Set task: From the material below, list every line containing "this".

Figure scripts:
::::

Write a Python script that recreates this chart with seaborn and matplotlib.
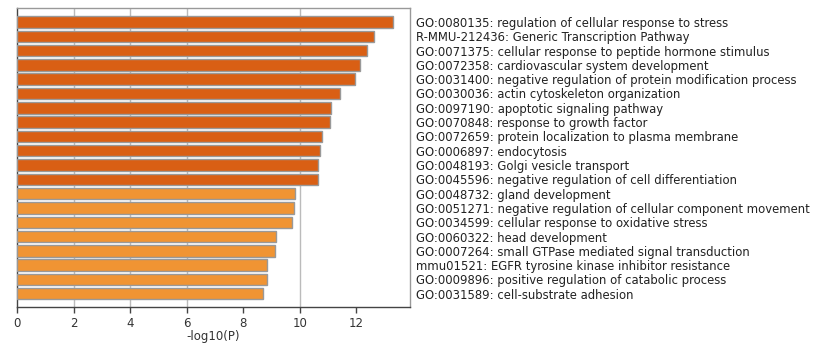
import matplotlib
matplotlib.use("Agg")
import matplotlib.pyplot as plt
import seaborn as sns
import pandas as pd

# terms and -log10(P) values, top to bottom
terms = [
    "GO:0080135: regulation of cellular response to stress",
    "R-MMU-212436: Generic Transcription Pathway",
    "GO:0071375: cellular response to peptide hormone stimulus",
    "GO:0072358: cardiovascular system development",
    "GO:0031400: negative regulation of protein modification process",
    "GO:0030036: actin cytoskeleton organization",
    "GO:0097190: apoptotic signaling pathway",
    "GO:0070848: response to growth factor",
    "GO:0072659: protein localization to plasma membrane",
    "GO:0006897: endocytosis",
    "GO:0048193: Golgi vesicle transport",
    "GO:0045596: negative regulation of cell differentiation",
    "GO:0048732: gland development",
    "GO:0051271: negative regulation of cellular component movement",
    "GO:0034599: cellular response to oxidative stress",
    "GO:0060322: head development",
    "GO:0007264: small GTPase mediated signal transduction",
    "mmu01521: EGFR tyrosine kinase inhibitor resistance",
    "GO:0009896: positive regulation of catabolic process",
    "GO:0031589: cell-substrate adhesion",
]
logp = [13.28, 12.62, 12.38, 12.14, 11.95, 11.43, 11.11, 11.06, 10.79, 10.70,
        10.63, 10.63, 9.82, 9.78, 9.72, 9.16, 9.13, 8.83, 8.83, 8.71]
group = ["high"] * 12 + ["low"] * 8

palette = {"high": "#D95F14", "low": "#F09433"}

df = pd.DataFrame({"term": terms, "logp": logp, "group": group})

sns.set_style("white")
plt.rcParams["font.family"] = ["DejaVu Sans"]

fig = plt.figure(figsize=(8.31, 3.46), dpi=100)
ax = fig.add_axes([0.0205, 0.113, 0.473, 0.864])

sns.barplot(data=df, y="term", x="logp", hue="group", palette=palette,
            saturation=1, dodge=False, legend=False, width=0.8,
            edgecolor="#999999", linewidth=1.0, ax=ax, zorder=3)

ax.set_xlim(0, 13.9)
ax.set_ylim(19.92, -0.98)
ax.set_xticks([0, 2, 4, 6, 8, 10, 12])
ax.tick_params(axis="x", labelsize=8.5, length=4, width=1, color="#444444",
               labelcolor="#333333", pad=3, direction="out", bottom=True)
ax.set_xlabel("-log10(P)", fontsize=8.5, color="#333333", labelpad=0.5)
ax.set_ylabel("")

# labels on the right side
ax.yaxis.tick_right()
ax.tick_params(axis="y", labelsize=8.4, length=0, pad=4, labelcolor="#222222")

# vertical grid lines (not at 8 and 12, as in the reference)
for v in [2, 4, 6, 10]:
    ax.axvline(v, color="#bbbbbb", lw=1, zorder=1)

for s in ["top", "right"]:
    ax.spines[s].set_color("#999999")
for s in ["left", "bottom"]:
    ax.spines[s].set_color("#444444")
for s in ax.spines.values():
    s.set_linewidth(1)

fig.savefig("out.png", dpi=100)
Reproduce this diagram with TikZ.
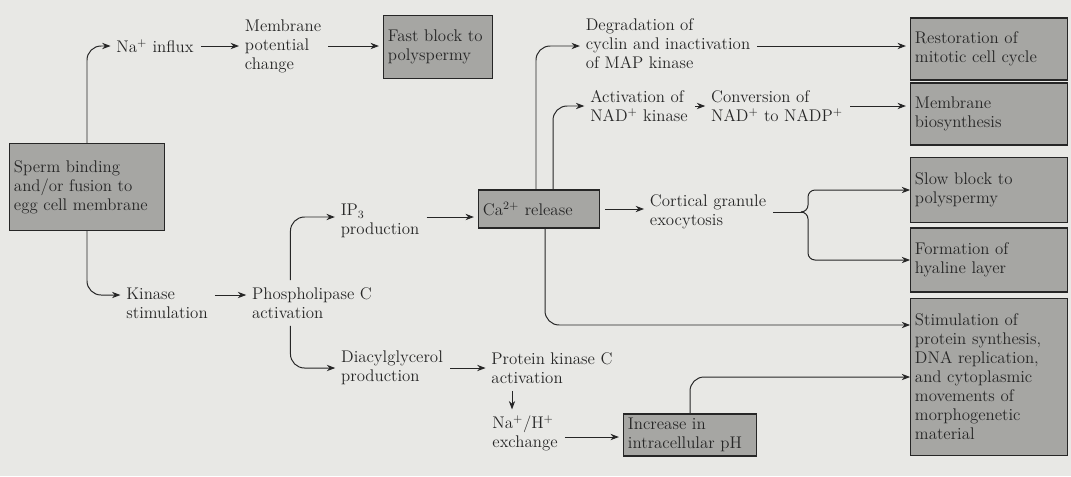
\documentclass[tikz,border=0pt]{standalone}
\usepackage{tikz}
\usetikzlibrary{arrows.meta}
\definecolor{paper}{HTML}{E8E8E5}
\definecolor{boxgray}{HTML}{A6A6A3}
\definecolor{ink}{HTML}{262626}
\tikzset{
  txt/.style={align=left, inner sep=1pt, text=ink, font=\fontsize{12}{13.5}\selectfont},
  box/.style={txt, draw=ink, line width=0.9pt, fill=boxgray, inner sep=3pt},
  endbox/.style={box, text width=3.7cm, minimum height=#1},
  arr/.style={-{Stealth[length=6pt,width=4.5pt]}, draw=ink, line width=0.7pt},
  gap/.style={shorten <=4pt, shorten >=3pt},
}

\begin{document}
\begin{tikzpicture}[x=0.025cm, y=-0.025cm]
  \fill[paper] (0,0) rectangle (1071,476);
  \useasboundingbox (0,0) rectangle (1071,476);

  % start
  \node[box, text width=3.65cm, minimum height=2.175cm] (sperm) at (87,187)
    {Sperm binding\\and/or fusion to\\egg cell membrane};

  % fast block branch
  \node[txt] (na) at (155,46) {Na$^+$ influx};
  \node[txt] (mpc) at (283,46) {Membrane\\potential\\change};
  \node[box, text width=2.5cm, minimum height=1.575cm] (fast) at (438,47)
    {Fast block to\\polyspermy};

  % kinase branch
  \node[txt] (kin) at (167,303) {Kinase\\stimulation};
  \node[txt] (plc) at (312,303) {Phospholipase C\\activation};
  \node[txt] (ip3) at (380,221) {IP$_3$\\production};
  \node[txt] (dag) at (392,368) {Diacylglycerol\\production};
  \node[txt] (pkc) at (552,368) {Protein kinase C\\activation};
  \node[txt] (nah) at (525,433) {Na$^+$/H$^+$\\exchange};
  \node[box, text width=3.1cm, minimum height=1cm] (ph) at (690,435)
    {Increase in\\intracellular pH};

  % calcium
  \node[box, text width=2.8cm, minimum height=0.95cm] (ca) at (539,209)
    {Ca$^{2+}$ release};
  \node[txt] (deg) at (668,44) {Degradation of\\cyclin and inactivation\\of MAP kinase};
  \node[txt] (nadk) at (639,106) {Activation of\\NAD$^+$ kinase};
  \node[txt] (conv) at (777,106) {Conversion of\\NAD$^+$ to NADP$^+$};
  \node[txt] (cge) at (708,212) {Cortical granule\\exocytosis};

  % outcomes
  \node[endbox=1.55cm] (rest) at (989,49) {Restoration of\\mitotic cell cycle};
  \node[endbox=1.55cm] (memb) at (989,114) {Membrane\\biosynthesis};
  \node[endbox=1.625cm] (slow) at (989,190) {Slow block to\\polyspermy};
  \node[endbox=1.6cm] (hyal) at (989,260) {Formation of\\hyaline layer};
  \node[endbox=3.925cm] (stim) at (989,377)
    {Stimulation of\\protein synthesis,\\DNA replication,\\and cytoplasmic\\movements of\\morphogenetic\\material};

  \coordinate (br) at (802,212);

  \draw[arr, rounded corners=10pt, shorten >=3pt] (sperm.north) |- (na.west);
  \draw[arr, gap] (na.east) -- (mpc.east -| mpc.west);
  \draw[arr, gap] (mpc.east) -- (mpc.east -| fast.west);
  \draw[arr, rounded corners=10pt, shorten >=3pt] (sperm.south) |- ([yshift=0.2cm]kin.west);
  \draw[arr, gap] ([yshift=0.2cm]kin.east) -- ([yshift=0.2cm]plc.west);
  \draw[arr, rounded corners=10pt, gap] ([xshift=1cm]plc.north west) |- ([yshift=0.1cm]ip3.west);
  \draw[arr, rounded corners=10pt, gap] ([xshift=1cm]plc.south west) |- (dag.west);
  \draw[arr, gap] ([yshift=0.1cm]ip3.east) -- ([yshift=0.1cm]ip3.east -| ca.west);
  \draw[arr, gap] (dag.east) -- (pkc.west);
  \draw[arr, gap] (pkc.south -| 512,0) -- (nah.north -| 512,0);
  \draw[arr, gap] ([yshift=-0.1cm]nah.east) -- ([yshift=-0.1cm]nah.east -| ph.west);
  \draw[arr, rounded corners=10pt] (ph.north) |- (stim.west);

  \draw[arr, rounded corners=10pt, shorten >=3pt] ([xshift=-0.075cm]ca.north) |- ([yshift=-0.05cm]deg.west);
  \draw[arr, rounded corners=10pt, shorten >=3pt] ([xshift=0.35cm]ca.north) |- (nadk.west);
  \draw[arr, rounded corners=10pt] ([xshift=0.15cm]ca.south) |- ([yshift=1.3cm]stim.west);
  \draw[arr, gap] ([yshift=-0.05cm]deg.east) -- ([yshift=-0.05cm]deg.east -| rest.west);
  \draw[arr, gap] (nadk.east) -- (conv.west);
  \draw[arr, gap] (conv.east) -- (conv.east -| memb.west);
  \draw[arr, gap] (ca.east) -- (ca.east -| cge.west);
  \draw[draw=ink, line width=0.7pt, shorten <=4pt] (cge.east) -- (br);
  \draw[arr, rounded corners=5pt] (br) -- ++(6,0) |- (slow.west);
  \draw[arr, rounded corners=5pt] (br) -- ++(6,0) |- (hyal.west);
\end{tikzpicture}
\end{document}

::::

Correct answer:
Write a Python script that recreates this chart with seaborn and matplotlib.
Reproduce this diagram with TikZ.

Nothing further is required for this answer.